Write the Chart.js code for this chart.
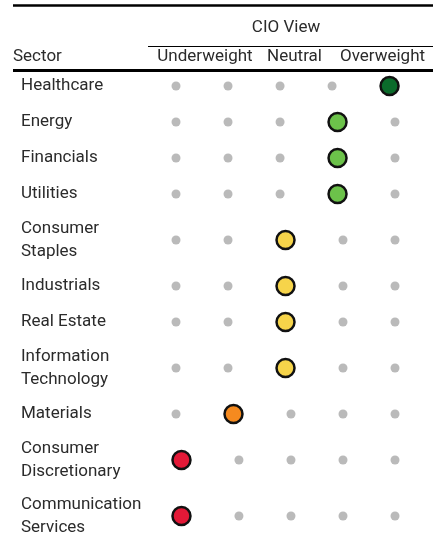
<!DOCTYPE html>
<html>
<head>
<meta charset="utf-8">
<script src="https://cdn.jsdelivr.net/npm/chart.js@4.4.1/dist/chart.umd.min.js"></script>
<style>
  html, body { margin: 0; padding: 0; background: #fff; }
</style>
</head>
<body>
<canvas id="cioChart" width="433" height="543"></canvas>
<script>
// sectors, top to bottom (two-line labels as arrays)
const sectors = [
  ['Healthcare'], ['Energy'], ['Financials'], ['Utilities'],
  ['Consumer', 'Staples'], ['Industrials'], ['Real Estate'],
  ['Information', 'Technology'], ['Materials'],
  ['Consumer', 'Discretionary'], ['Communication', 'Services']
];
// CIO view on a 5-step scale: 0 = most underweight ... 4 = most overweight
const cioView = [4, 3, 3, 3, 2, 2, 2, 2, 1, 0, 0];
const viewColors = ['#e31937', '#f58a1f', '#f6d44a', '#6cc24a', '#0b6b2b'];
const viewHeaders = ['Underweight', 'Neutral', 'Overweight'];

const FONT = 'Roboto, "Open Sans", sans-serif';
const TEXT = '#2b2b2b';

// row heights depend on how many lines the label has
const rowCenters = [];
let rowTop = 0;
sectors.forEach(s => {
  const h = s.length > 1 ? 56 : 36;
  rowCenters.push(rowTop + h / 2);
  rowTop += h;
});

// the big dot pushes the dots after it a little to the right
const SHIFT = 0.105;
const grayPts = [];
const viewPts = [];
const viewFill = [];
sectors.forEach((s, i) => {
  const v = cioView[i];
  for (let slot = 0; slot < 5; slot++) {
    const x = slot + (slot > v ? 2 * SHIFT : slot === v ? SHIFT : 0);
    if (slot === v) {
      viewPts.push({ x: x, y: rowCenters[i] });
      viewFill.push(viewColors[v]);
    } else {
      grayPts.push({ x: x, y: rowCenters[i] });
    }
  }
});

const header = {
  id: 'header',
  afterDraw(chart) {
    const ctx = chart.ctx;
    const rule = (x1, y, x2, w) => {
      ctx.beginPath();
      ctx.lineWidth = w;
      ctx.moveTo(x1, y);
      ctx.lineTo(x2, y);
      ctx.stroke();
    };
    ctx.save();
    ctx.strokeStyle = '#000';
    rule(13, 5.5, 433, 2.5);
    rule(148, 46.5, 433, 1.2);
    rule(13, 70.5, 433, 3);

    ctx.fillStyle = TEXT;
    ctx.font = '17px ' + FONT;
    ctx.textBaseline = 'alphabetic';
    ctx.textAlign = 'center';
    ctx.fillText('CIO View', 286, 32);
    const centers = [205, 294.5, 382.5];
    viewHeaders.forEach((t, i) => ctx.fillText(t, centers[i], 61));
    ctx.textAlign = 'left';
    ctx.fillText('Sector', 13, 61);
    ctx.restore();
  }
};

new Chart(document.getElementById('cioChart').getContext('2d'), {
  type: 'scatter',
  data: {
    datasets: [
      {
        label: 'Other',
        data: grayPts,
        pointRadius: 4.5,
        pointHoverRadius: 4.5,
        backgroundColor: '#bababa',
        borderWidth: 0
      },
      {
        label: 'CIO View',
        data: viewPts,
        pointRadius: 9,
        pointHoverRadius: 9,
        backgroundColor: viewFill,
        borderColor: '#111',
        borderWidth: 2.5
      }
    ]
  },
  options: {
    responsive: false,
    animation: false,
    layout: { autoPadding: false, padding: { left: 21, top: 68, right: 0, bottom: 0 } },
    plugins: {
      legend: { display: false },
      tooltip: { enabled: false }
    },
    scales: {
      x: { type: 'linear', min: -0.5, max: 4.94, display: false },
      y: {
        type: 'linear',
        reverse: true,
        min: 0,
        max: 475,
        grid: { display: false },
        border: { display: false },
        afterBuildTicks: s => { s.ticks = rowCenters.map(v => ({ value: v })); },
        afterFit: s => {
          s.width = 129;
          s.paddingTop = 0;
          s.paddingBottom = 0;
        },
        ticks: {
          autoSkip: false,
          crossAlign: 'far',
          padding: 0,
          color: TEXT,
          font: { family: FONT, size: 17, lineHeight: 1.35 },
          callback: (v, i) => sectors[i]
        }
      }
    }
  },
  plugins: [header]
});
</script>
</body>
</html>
==
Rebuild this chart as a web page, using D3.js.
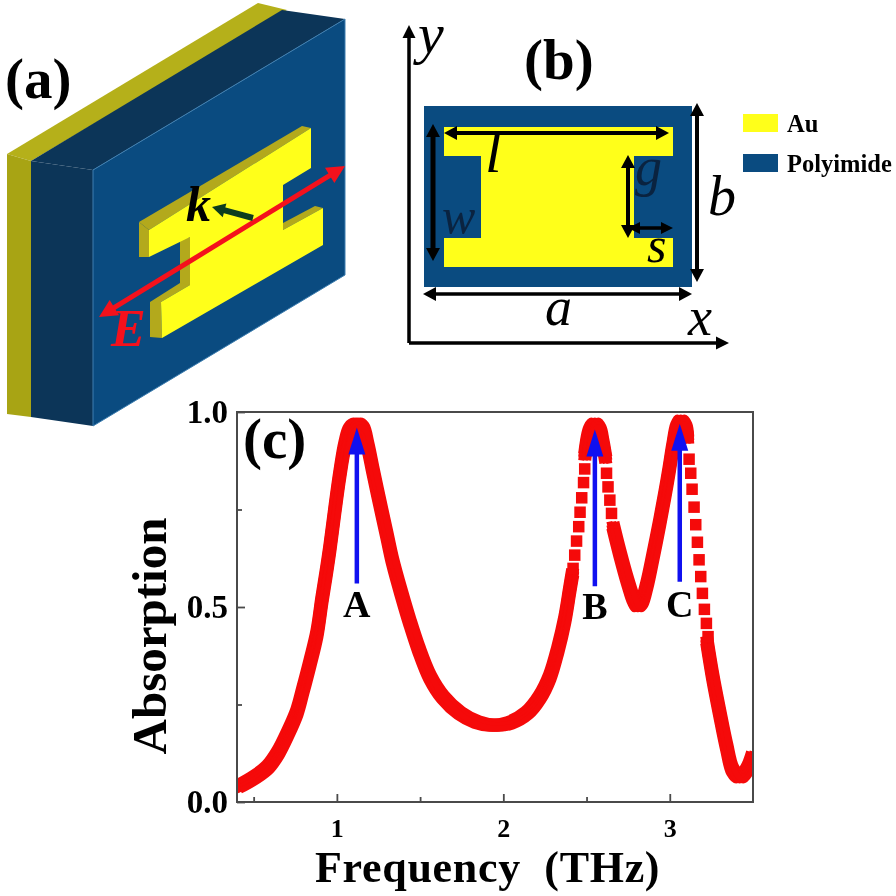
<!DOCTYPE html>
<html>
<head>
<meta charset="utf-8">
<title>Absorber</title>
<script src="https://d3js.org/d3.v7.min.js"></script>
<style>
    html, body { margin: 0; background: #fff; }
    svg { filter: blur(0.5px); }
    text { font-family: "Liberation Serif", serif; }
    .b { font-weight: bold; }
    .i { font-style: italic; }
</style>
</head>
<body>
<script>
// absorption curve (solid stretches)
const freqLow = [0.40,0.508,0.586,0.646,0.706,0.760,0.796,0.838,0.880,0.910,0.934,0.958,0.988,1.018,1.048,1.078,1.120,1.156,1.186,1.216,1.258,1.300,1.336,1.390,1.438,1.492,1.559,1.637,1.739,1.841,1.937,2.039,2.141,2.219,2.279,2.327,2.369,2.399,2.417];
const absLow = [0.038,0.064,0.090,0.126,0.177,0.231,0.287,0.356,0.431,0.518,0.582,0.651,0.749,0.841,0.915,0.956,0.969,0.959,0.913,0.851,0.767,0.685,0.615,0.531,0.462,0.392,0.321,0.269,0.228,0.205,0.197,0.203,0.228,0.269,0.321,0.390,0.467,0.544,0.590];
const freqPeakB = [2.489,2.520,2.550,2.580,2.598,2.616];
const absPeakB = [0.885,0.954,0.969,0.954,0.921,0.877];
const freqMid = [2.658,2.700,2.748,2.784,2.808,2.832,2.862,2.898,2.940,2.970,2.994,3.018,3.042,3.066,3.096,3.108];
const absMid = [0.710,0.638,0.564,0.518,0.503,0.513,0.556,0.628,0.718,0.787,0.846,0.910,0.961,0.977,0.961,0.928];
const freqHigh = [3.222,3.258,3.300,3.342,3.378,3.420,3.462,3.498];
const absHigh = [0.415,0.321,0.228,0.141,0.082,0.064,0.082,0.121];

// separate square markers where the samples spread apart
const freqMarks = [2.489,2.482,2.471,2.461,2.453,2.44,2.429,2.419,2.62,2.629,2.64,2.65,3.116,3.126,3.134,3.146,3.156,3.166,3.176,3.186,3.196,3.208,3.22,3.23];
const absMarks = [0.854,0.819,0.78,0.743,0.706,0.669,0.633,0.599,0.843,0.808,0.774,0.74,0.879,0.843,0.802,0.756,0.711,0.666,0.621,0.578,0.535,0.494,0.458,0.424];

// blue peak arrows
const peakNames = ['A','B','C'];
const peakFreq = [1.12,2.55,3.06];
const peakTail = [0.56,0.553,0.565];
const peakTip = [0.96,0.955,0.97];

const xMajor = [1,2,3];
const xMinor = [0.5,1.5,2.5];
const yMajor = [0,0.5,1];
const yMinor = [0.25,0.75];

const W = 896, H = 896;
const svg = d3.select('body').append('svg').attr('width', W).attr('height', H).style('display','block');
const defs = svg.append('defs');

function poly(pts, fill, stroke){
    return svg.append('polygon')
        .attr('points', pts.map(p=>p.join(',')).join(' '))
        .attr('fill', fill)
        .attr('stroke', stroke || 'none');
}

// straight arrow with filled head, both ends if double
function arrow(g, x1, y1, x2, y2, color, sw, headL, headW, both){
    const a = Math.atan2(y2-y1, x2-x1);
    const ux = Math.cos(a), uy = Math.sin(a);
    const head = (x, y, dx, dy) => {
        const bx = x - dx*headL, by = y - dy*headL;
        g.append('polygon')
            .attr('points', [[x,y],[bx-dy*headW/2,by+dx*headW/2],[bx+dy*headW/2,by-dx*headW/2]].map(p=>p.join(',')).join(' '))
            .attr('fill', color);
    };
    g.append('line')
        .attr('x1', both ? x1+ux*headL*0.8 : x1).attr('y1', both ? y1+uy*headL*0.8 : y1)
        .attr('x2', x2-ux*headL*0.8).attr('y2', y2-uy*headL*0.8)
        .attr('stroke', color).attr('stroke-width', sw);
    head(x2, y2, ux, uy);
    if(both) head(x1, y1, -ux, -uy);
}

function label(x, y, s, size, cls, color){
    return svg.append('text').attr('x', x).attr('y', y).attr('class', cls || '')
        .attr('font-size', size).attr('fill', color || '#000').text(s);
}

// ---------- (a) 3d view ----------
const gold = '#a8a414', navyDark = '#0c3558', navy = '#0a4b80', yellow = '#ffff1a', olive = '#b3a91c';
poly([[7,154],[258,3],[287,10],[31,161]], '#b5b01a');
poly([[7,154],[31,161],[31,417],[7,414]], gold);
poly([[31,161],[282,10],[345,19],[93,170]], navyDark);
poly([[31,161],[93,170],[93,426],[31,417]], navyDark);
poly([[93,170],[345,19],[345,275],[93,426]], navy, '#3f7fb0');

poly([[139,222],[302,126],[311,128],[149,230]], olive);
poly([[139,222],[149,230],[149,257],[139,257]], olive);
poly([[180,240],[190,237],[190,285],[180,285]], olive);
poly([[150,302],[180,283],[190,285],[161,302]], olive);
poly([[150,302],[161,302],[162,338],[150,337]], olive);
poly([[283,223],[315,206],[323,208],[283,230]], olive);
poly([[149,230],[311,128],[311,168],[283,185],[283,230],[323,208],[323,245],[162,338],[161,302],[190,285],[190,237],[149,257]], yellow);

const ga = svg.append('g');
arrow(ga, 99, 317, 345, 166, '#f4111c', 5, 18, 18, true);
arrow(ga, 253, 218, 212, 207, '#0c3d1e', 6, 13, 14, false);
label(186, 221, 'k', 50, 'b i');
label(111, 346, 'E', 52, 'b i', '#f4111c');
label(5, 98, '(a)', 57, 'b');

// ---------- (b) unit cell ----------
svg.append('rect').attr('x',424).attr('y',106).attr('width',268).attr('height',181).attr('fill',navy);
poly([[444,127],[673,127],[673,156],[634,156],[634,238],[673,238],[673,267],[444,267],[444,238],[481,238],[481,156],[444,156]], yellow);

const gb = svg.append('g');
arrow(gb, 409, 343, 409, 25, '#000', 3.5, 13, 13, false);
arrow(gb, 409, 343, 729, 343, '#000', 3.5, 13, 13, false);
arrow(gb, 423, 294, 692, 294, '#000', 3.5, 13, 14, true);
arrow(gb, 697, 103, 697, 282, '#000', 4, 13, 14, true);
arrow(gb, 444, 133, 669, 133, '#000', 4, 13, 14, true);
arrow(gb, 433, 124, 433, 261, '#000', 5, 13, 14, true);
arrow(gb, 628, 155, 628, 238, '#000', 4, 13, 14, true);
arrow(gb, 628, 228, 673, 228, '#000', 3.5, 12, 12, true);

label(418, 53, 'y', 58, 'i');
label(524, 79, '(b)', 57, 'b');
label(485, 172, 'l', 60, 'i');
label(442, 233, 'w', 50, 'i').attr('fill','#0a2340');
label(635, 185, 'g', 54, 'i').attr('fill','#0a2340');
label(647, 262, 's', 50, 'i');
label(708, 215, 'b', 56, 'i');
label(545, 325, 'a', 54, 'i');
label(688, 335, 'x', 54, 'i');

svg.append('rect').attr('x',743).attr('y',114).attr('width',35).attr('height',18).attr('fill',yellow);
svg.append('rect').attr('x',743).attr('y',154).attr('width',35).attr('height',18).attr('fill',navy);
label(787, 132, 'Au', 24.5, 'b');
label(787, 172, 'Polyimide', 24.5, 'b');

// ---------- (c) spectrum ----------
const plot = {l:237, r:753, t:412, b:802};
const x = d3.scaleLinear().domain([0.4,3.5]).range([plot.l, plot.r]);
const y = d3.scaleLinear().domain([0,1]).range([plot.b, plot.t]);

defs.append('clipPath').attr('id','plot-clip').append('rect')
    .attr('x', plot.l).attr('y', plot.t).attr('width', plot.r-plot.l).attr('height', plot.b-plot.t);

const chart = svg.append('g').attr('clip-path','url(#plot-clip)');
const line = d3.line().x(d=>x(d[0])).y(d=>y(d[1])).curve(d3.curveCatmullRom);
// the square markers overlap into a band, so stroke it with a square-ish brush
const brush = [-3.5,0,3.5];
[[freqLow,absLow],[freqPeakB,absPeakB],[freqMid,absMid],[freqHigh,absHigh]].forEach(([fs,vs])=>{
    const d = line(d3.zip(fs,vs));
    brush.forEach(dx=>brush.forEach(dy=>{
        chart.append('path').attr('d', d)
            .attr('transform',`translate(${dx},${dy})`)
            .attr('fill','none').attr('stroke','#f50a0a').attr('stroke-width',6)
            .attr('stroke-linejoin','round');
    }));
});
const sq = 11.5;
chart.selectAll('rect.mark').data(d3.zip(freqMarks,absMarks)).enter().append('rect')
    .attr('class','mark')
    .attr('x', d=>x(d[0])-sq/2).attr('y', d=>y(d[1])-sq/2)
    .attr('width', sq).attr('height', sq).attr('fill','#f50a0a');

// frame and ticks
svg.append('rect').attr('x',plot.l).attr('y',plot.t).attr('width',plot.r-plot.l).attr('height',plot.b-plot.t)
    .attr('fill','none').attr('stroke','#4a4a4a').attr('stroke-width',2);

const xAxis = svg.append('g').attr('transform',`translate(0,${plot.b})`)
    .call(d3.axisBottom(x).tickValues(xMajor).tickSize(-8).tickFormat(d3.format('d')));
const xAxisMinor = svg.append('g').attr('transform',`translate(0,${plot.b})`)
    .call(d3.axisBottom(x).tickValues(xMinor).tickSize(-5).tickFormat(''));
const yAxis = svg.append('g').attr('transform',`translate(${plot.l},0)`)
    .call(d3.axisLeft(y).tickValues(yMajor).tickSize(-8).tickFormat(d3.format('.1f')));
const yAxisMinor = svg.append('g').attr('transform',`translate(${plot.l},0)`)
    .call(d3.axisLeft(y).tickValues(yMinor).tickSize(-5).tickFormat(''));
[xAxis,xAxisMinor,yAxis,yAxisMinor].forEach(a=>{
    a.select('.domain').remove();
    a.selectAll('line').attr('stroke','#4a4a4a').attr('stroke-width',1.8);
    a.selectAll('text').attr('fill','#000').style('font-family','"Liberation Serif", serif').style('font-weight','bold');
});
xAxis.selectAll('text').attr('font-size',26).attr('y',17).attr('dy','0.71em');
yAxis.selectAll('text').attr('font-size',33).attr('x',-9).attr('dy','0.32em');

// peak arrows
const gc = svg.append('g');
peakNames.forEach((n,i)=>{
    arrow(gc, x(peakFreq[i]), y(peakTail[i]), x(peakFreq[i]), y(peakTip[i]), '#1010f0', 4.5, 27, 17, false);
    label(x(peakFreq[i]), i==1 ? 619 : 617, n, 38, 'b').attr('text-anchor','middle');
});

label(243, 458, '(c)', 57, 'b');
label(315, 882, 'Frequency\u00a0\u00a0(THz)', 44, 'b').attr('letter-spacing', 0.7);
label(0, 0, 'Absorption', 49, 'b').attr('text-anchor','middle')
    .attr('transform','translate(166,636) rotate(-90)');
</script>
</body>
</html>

:: WORK TO DO ::
Only a number is wanted: how many lines above include "this"?

:: OUTPUT ::
2